Check out the compatibility list: http://laptop.bsdgroup.de/freebsd/index.html
I would be very surprised if you can not install FreeBSD 8.2. Xorg is
unfortunately another matter. If you can easily reinstall windows (I assume you
want to dual boot) you can try to install only FreeBSD and see if that works.
Windows 7 uses a different scheme that makes dual booting more of an issue than
it used to be. If you google that or have access to questions archive there are
instructions and/or experience on doing that. I use a Dell 17" inspiron which
works fine but Xorg does not yet support the video or the wifi card (both
Intel).
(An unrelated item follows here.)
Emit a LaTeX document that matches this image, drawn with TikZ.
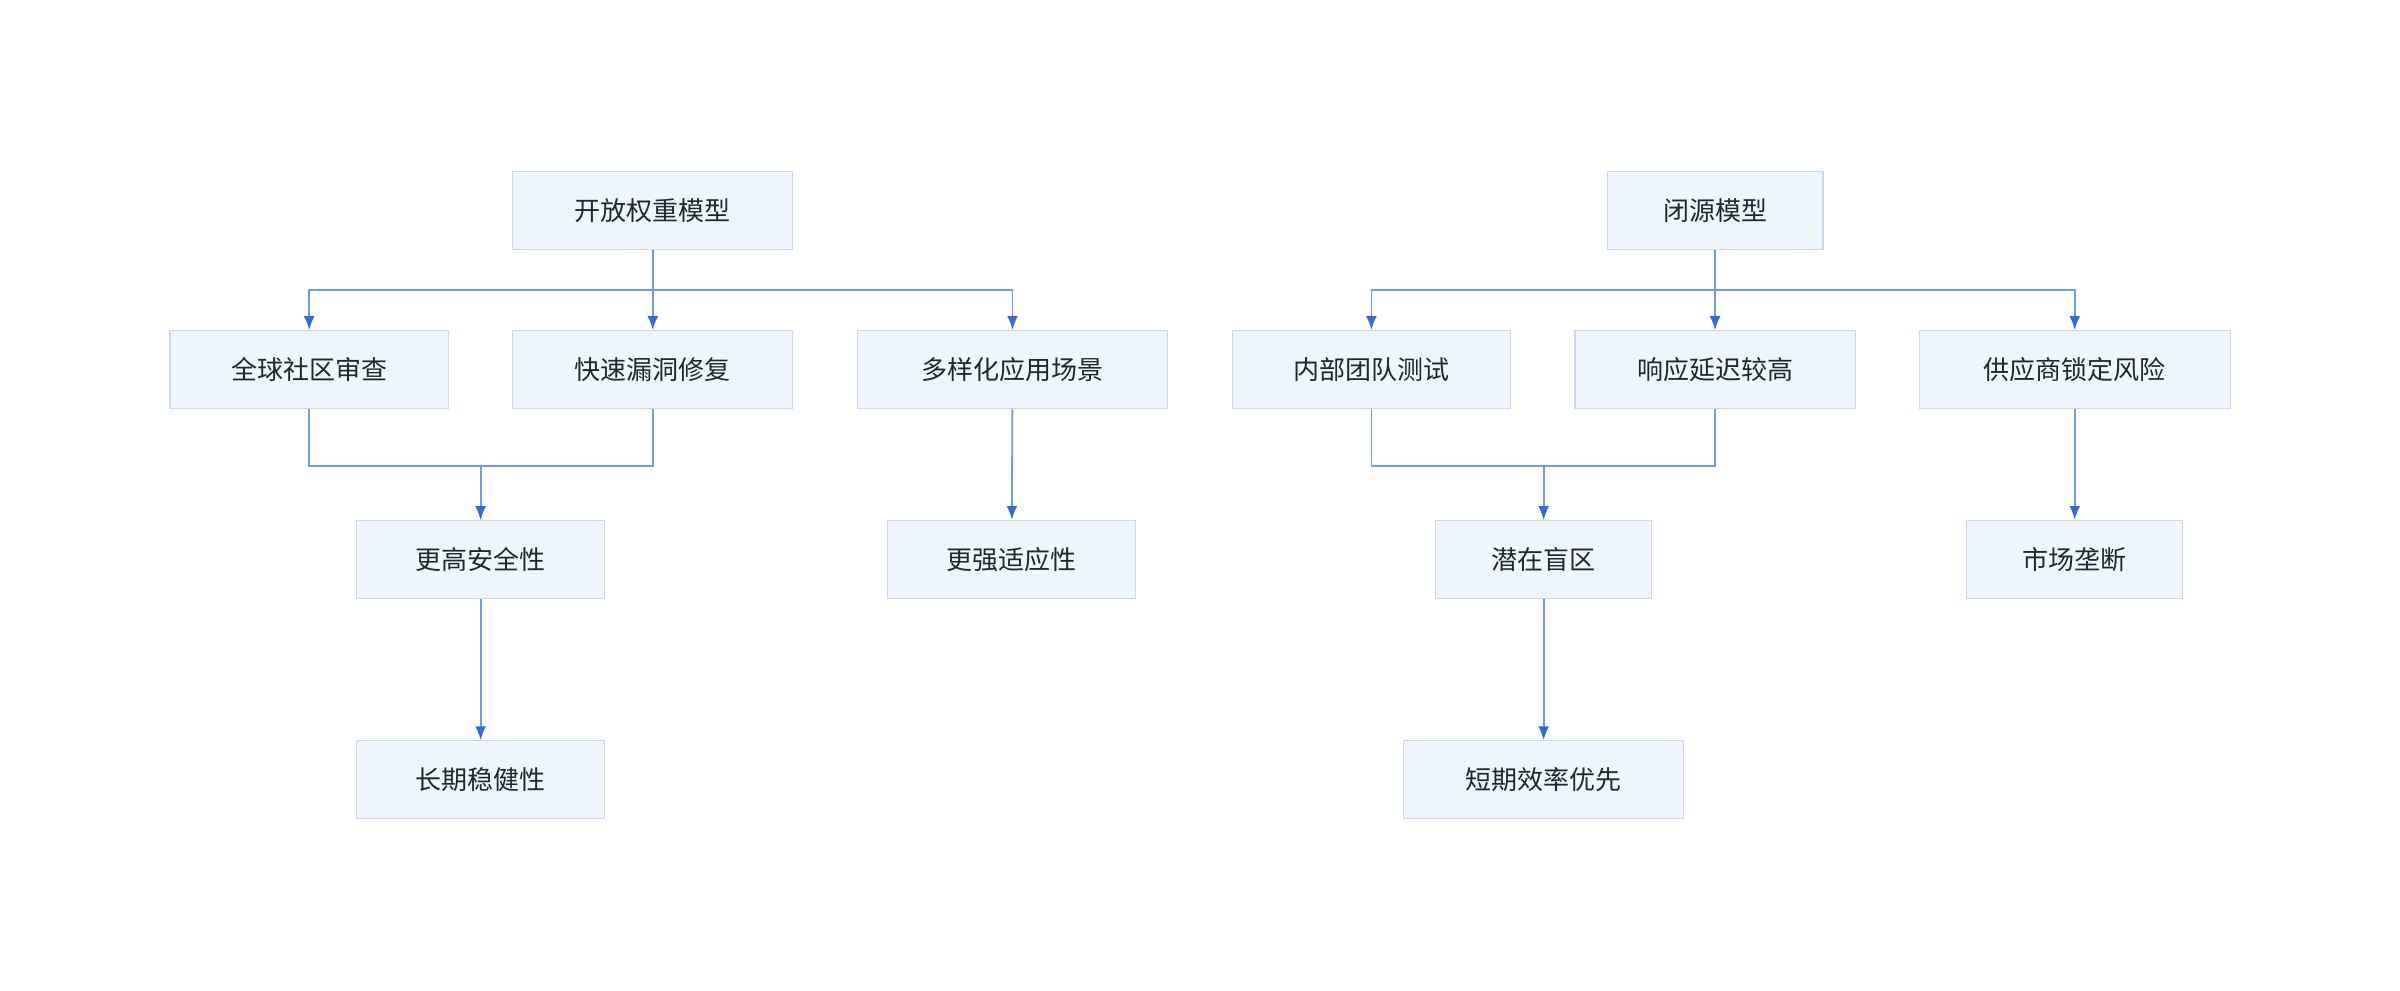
\documentclass[tikz,border=0pt]{standalone}
\usepackage{fontspec}
\setmainfont{Noto Sans CJK SC}
\usetikzlibrary{arrows.meta}
\begin{document}
\begin{tikzpicture}[x=1bp,y=-1bp]
  \definecolor{kFill}{HTML}{EFF4FD}
  \definecolor{kBorder}{HTML}{C9D8F2}
  \definecolor{kLine}{HTML}{6F9CEA}
  \definecolor{kTip}{HTML}{2F6BDB}
  \tikzset{box/.style={draw=kBorder,fill=kFill,line width=0.8bp,minimum height=51bp,
                       inner sep=0pt,font=\fontsize{17bp}{20bp}\selectfont,text=black!85},
           edge/.style={draw=kLine,line width=1.2bp,
                        -{Latex[length=9bp,width=7bp,color=kTip]}}}
  \useasboundingbox (0,0) rectangle (1568,647);

  \node[box,minimum width=183bp] (open)   at (426.5,137.5) {开放权重模型};
  \node[box,minimum width=182bp] (review) at (202,241.5)   {全球社区审查};
  \node[box,minimum width=183bp] (patch)  at (426.5,241.5) {快速漏洞修复};
  \node[box,minimum width=203bp] (usage)  at (661.5,241.5) {多样化应用场景};
  \node[box,minimum width=162bp] (safe)   at (314,365.5)   {更高安全性};
  \node[box,minimum width=162bp] (adapt)  at (661,365.5)   {更强适应性};
  \node[box,minimum width=162bp] (robust) at (314,509.5)   {长期稳健性};

  \node[box,minimum width=141bp] (closed) at (1120.5,137.5) {闭源模型};
  \node[box,minimum width=182bp] (inner)  at (896,241.5)    {内部团队测试};
  \node[box,minimum width=183bp] (slow)   at (1120.5,241.5) {响应延迟较高};
  \node[box,minimum width=203bp] (lock)   at (1355.5,241.5) {供应商锁定风险};
  \node[box,minimum width=141bp] (blind)  at (1008.5,365.5) {潜在盲区};
  \node[box,minimum width=141bp] (monop)  at (1355.5,365.5) {市场垄断};
  \node[box,minimum width=183bp] (short)  at (1008.5,509.5) {短期效率优先};

  % splits
  \foreach \a/\b in {open/review,open/patch,open/usage,closed/inner,closed/slow,closed/lock}
    \draw[edge] (\a.south) -- ++(0,26) -| (\b.north);
  % merges
  \foreach \a/\b in {review/safe,patch/safe,inner/blind,slow/blind}
    \draw[edge] (\a.south) -- ++(0,37) -| (\b.north);
  % straight
  \foreach \a/\b in {usage/adapt,safe/robust,lock/monop,blind/short}
    \draw[edge] (\a) -- (\b);
\end{tikzpicture}
\end{document}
What I did to get dual boot working does not track with most of the
other experiences with windows 7. I assume that is Dell related.
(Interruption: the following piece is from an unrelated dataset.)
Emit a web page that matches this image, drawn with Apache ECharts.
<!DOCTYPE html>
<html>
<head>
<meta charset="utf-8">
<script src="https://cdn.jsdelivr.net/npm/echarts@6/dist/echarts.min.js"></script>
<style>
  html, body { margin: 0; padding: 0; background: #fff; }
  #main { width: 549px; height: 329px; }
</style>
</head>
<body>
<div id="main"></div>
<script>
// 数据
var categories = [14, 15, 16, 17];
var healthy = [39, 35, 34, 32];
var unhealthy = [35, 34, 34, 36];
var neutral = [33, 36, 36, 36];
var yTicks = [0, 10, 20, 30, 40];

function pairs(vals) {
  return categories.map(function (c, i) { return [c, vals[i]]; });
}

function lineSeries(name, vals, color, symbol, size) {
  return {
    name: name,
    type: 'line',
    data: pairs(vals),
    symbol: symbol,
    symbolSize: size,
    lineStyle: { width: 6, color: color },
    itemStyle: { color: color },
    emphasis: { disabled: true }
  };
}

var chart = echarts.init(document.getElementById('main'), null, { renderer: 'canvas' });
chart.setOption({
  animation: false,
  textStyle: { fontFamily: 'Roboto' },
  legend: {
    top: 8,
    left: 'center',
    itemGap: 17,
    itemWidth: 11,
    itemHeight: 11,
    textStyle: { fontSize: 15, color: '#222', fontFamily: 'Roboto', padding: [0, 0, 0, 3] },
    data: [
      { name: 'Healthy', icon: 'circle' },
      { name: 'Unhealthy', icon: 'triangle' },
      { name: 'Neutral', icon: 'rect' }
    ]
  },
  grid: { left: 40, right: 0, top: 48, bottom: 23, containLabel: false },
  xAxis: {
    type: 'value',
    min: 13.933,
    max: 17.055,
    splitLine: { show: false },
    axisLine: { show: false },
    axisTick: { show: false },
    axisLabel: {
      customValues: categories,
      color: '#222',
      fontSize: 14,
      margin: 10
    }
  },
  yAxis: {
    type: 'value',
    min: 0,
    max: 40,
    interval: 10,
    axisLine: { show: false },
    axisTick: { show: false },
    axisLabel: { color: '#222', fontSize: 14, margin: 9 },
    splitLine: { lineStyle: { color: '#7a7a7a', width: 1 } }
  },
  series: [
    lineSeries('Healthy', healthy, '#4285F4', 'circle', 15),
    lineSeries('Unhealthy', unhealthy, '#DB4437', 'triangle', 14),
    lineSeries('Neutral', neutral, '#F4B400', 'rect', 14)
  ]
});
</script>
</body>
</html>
I forget what the exact term is, but if you use the built-in partition manager
to split the disk and then make a restore disk set, you can easily get back to
that configuration. I found that installing 8.x at worst takes away the MBR so
that only FreeBSD will boot. Take the standard install, accept the geometry,
take the default slice definitions, the minimum footprint, and no ports. That
should take 10-15 mins or so. If the ethernet card is supported use csup or
freebsd-update to get to the 8.2_release.
I have no experience with FreeBSD 9.0 (has a new GUI install) or pcbsd.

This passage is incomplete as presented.